Business
Why every company needs a corporate purpose
By Ben Hunt-Davis, MBE, Olympic Gold medallist, is co-founder of leadership consultancy Will It Make The Boat Go Faster?
Purpose has definitively entered the global vocabulary of business. American business thought leader Simon Synek has been urging us for years to find our ‘Why?’. While the US Business Round-table made a seismic shift in 2019 away from their decade-long creed of ‘shareholder primacy’, and the UK Institute of Directors called last year for businesses to have clear purpose statements. Research into human performance, engagement and resilience in sport, military and business all confirms the important role that purpose plays.
Create a Connection
You think we’d have become good at it now we know it’s crucial, yet often our systems and processes keep us focused on the ‘what’ rather than the ‘why’. Our calendars track deadlines and short-term targets without tracing how those relate to the longer-term impact that we want to have. Everyone should come to work easily able to know how their efforts that day will help move the company a step closer towards their purpose, but how many do?

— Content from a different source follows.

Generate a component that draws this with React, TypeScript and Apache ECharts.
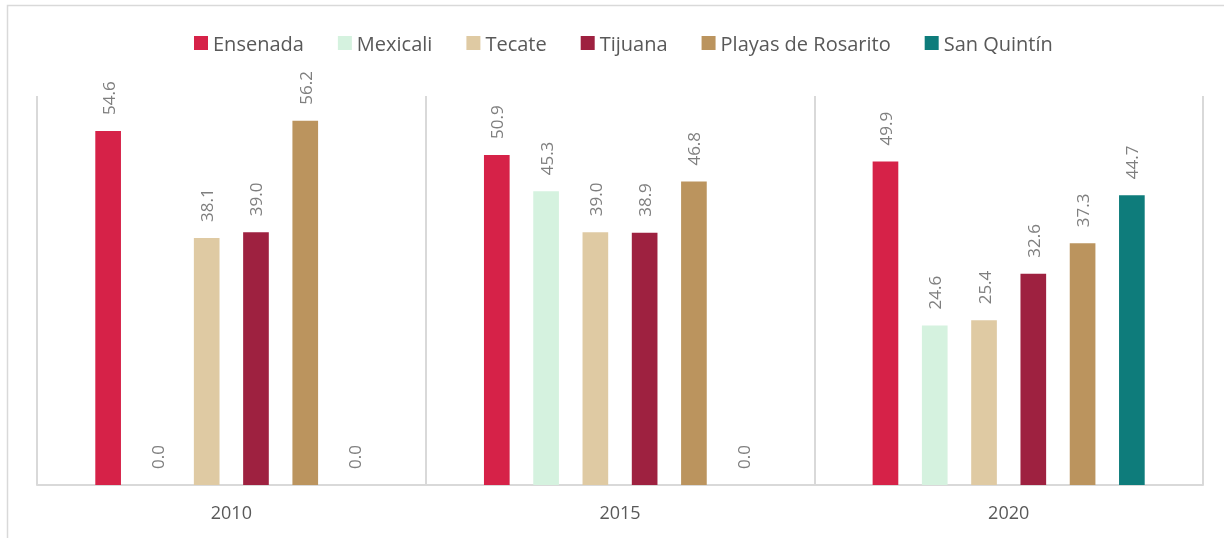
import React, { useEffect, useRef } from "react";
import * as echarts from "echarts";

const years = ["2010", "2015", "2020"];
const seriesNames = ["Ensenada", "Mexicali", "Tecate", "Tijuana", "Playas de Rosarito", "San Quintín"];
const ensenada = [54.6, 50.9, 49.9];
const mexicali = [0.0, 45.3, 24.6];
const tecate = [38.1, 39.0, 25.4];
const tijuana = [39.0, 38.9, 32.6];
const playas = [56.2, 46.8, 37.3];
const sanQuintin = [0.0, 0.0, 44.7];
const colors = ["#D62248", "#D5F2DF", "#DFCAA3", "#9E2140", "#BB945E", "#0E7C7B"];

export default function App() {
  const ref = useRef<HTMLDivElement>(null);
  useEffect(() => {
    if (!ref.current) return;
    const chart = echarts.init(ref.current, null, { renderer: "svg" });
    const data = [ensenada, mexicali, tecate, tijuana, playas, sanQuintin];
    const font = "'Open Sans', sans-serif";
    chart.setOption({
      animation: false,
      textStyle: { fontFamily: font },
      graphic: [
        {
          type: "rect",
          shape: { x: 7.5, y: 5.5, width: 1300, height: 600 },
          style: { fill: "none", stroke: "#d9d9d9", lineWidth: 1.5 },
          silent: true,
        },
      ],
      legend: {
        top: 28,
        left: 189,
        icon: "rect",
        itemWidth: 14,
        itemHeight: 14,
        itemGap: 34,
        textStyle: { fontSize: 20, color: "#595959", fontFamily: font },
        data: seriesNames,
      },
      grid: { left: 37, right: 21, top: 96, bottom: 53 },
      xAxis: {
        type: "category",
        data: years,
        axisLine: { show: true, lineStyle: { color: "#d9d9d9", width: 2 } },
        axisTick: { show: false },
        splitLine: { show: true, lineStyle: { color: "#d9d9d9", width: 2 } },
        axisLabel: { color: "#595959", fontSize: 18, margin: 18, fontFamily: font },
      },
      yAxis: {
        type: "value",
        min: 0,
        max: 60,
        show: false,
        splitLine: { show: false },
      },
      series: seriesNames.map((name, i) => ({
        name,
        type: "bar",
        data: data[i],
        barGap: "92%",
        barCategoryGap: "30%",
        itemStyle: { color: colors[i] },
        label: {
          show: true,
          position: "top",
          rotate: 90,
          align: "left",
          verticalAlign: "middle",
          distance: 16,
          color: "#7f7f7f",
          fontSize: 17,
          fontFamily: font,
          formatter: (p: any) => Number(p.value).toFixed(1),
        },
      })),
    });
    return () => chart.dispose();
  }, []);
  return <div ref={ref} style={{ position: "fixed", left: 0, top: 0, width: 1224, height: 538 }} />;
}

What can be done to place purpose at the heart of the workplace? It certainly can’t be ‘fixed’ in an away day or two. What’s needed is an ongoing narrative about the impact you want to have beyond the office walls and how that fits into your daily work. New generations entering the workplace are hungry for these conversations, arriving with a strong sense of purpose to protect the environment, address inequalities and make a positive impact on local communities.
Set a Goal
The first step is to define your purpose in a way you can continue to build and bring alive at work. Define an overarching goal and a clear path to connecting everyone within a company to that goal. There’s no need to get hung up on labels, whether it’s a ‘crazy goal’, purpose statement or mission statement – what’s important is that it refers to a longer-term positive difference that you want to make to the external world beyond your own organisation and that everyone understands how they can play a part in it.
The process of defining a crazy goal is as important as the outcome – there is huge potential to create a connection, to involve others in deciding what criteria are important and relevant. Be clear about what the real issues are, speak with a range of employees, share views about the major upcoming opportunities and challenges. Know what’s unique about the company, and where can you work together to make a positive difference to the world beyond the office doors. This sets the foundations for the crazy goal. It can only be brought alive, believed in, and passionately executed if everyone knows how they fit into it.
Your staff need to be as clear as the janitor who met JFK on his visit to NASA. When asked what he did, he said ‘I’m helping to put a man on the moon.’ This is a great example of engagement and emotional connection to your purpose. It highlights the need to develop layers of connection, or ‘Layered Goals’.
Focus on Teamwork
Knowing the purpose is one thing but understanding what you can do today to move you and your team a fraction closer to it, is another. This is a crucial element for leaders to invest in. The ‘marginal gains’ approach built on this daily across all the Olympic sports, where everyone was encouraged to find ways to do things 1% better. No matter whether you were the nutritionist, the coach, the athlete, trailer driver or manager – everyone had a role to play to do things 1% better. When everyone across a team is doing that, the performance levels you reach collectively can be astounding. Team GB showed us that in London 2012 winning 29 gold medals and finishing 2nd in the medal table in Rio 2016.
Defining the purpose of an organisation is not a quick process and shouldn’t be a static one. Goals and purpose statements need to be reviewed as the external world changes, new people join the organisation and you learn new ways to have an even bigger impact. Bring the purpose alive and connecting others to it is a continuous process. It should form a story that everyone can weave into their daily lives, every meeting and every project should be easily connected to it. This develops a stronger sense about what your purpose means to each individual.